# funny sound - any ideas ?



## flavin42 (Sep 7, 2007)

I hear a tick / click / maybe air sound coming from the back of my globe box. I figured it is probably a leak of some sort from the A/C plug in unit that 's in back of the glove compartment. I tightened that up but I still hear the sound and no there's no change. Any ideas on what that might be ? Has this same thing happened to anyone else ? Its not a loud sound, a bit annoying but I'm more worried about the next $10,000 repair.


----------



## Slimjimmn (Apr 8, 2006)

*Re: funny sound - any ideas ? (flavin42)*

if it sounds like a clicking noise not dependent on engine speen than its probably a blend air door for the climatronic unit. Usually caused by the ac control unit failing, it causes the doors to try and keep closing even though they are closed. New units are about 350-400.00 at the dealer (there is an updated part with new programming to fix that issue)


----------



## flavin42 (Sep 7, 2007)

*Re: funny sound - any ideas ? (Slimjimmn)*

Thanks for the reply. would the sound still happen even if the climate control is OFF? Because I still hear the sound even when it is.


----------



## KubvanTurbo (Feb 12, 2008)

*Re: funny sound - any ideas ? (flavin42)*

The recirculation motor is behind the box. and they go bad often. When heat control box flap motors blow they tick in some cases. Get a scan of the climate control ECU. and it will show up. 
I did all four of mine (600 cost) and one hell of a lot of work, the glove box one was the ONLY one you can change easy.


----------



## tripwalking (Apr 28, 2004)

I just got a W8 wagon a few days ago, and I noticed the same thing.

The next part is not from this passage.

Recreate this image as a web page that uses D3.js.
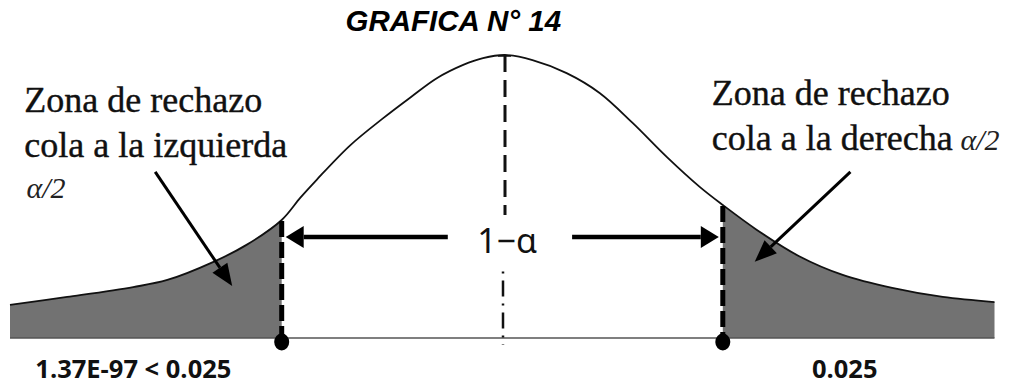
<!DOCTYPE html>
<html>
<head>
<meta charset="utf-8">
<script src="https://cdn.jsdelivr.net/npm/d3@7"></script>
<style>
  html, body { margin: 0; padding: 0; background: #fff; }
  svg { display: block; }
</style>
</head>
<body>
<svg id="chart" width="1020" height="385"></svg>
<script>
// ---- data ----
const curveZ       = [-4.5, -3.98, -3.38, -3.07, -2.65, -2.35, -2.03, -1.86, -1.71, -1.41, -1.11, -0.86, -0.62, -0.38, -0.20, 0, 0.25, 0.56, 0.86, 1.16, 1.47, 1.77, 1.98, 2.29, 2.67, 3.07, 3.52, 3.98, 4.45];
const curveDensity = [0.117, 0.145, 0.180, 0.205, 0.269, 0.329, 0.417, 0.496, 0.560, 0.680, 0.776, 0.850, 0.918, 0.965, 0.989, 1.0, 0.982, 0.936, 0.866, 0.760, 0.640, 0.534, 0.470, 0.382, 0.290, 0.223, 0.177, 0.145, 0.127];
const criticalZ    = [-2.03, 1.98];
const tailValueLabels = ["1.37E-97 < 0.025", "0.025"];
const titleText    = "GRAFICA N° 14";
const leftNote     = ["Zona de rechazo", "cola a la izquierda", "α/2"];
const rightNote    = ["Zona de rechazo", "cola a la derecha"];
const centerLabel  = "1−α";

// ---- scales ----
const x = d3.scaleLinear().domain([-4.5, 4.5]).range([10, 1000]);
const y = d3.scaleLinear().domain([0, 1]).range([338, 55]);

const svg = d3.select("#chart");
const pts = curveZ.map((z, i) => ({ z, v: curveDensity[i] }));

const line = d3.line().x(d => x(d.z)).y(d => y(d.v)).curve(d3.curveCatmullRom.alpha(0.5));
const area = d3.area().x(d => x(d.z)).y0(y(0)).y1(d => y(d.v)).curve(d3.curveCatmullRom.alpha(0.5));

const leftTail  = pts.filter(d => d.z <= criticalZ[0]);
const rightTail = pts.filter(d => d.z >= criticalZ[1]);

// shaded rejection regions
svg.append("path").attr("d", area(leftTail)).attr("fill", "#727272");
svg.append("path").attr("d", area(rightTail)).attr("fill", "#727272");

// baseline
svg.append("line")
  .attr("x1", x(curveZ[0])).attr("x2", x(curveZ[curveZ.length - 1]))
  .attr("y1", y(0)).attr("y2", y(0))
  .attr("stroke", "#555").attr("stroke-width", 1.6);

// curve
svg.append("path").attr("d", line(pts))
  .attr("fill", "none").attr("stroke", "#111").attr("stroke-width", 1.8);

// center dashed line (interrupted by the 1−α label)
svg.append("line")
  .attr("x1", x(0)).attr("x2", x(0))
  .attr("y1", y(1)).attr("y2", y(0.435))
  .attr("stroke", "#111").attr("stroke-width", 3)
  .attr("stroke-dasharray", "17,8");
svg.append("line")
  .attr("x1", x(0) - 2).attr("x2", x(0) - 2)
  .attr("y1", y(0.235)).attr("y2", y(0) + 7)
  .attr("stroke", "#111").attr("stroke-width", 2.5)
  .attr("stroke-dasharray", "2,7,16,7");
svg.append("line")
  .attr("x1", x(0) - 7).attr("x2", x(0) + 6)
  .attr("y1", y(1) + 1).attr("y2", y(1) + 1)
  .attr("stroke", "#111").attr("stroke-width", 1.5);

// critical dashed lines + dots
const densityAt = z => curveDensity[curveZ.indexOf(z)];
criticalZ.forEach(cz => {
  svg.append("line")
    .attr("x1", x(cz)).attr("x2", x(cz))
    .attr("y1", y(densityAt(cz)) + 1).attr("y2", y(0))
    .attr("stroke", "#000").attr("stroke-width", 5)
    .attr("stroke-dasharray", "16,5");
  svg.append("ellipse")
    .attr("cx", x(cz)).attr("cy", y(0) + 4).attr("rx", 7.5).attr("ry", 8.5)
    .attr("fill", "#000");
});

// arrow helper
function arrow(x1, y1, x2, y2, width, headLen, headHalf) {
  const ang = Math.atan2(y2 - y1, x2 - x1);
  const bx = x2 - headLen * Math.cos(ang), by = y2 - headLen * Math.sin(ang);
  svg.append("line")
    .attr("x1", x1).attr("y1", y1).attr("x2", bx).attr("y2", by)
    .attr("stroke", "#000").attr("stroke-width", width);
  const px = -Math.sin(ang) * headHalf, py = Math.cos(ang) * headHalf;
  svg.append("path")
    .attr("d", `M${x2},${y2}L${bx + px},${by + py}L${bx - px},${by - py}Z`)
    .attr("fill", "#000");
}

// horizontal 1-α arrows
const arrowV = 0.357;
arrow(x(-0.52), y(arrowV), x(criticalZ[0]) + 4, y(arrowV), 4.5, 18, 11);
arrow(x(0.61), y(arrowV), x(criticalZ[1]) - 4, y(arrowV), 4.5, 18, 11);

// diagonal pointer arrows
arrow(x(-3.18), y(0.587), x(-2.48), y(0.184), 3, 22, 9);
arrow(x(3.14), y(0.587), x(2.27), y(0.269), 3, 22, 9);

// center label
svg.append("text")
  .attr("x", x(0.02)).attr("y", y(0.30))
  .attr("text-anchor", "middle")
  .attr("font-family", "'Noto Sans', sans-serif")
  .attr("font-size", 34)
  .attr("fill", "#111")
  .text(centerLabel);

// title
svg.append("text")
  .attr("x", x(-1.45)).attr("y", y(1.085))
  .attr("font-family", "'Liberation Sans', Arial, sans-serif")
  .attr("font-weight", "bold").attr("font-style", "italic")
  .attr("font-size", 29.5)
  .attr("fill", "#000")
  .text(titleText);

// left note
const serif = "'Liberation Serif', 'Times New Roman', serif";
const leftBase = [0.799, 0.640];
leftNote.slice(0, 2).forEach((t, i) => {
  svg.append("text")
    .attr("x", x(-4.37)).attr("y", y(leftBase[i]))
    .attr("font-family", serif).attr("font-size", 36)
    .attr("fill", "#111").attr("stroke", "#111").attr("stroke-width", 0.4)
    .text(t);
});
svg.append("text")
  .attr("x", x(-4.35)).attr("y", y(0.495))
  .attr("font-family", serif).attr("font-style", "italic")
  .attr("font-size", 30).attr("fill", "#222")
  .text(leftNote[2]);

// right note
const rightBase = [0.823, 0.664];
rightNote.forEach((t, i) => {
  svg.append("text")
    .attr("x", x(1.88)).attr("y", y(rightBase[i]))
    .attr("font-family", serif).attr("font-size", 36)
    .attr("fill", "#111").attr("stroke", "#111").attr("stroke-width", 0.4)
    .text(t);
});
svg.append("text")
  .attr("x", x(4.14)).attr("y", y(0.664))
  .attr("font-family", serif).attr("font-style", "italic")
  .attr("font-size", 30).attr("fill", "#222")
  .text(leftNote[2]);

// tail value labels
svg.append("text")
  .attr("x", x(-4.27)).attr("y", y(-0.141))
  .attr("font-family", "'Open Sans', sans-serif").attr("font-weight", "bold")
  .attr("font-size", 25.5).attr("fill", "#111")
  .text(tailValueLabels[0]);
svg.append("text")
  .attr("x", x(2.79)).attr("y", y(-0.141))
  .attr("font-family", "'Open Sans', sans-serif").attr("font-weight", "bold")
  .attr("font-size", 25.5).attr("fill", "#111")
  .text(tailValueLabels[1]);
</script>
</body>
</html>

Mine sounds like a loud CD player that's trying to find a track...


----------



## Slimjimmn (Apr 8, 2006)

*Re: (tripwalking)*

yea, 99% sure it needs a new climatronic head unit and reset basic settings. common issue with the 02-03


----------



## KubvanTurbo (Feb 12, 2008)

*Re: (Slimjimmn)*

Do not buy a head unit!!
change the motor first.
my head unit was fine with 3 of the 4 motors stuck.
The head unit is over 500 bucks and wont fix a bad motor.


----------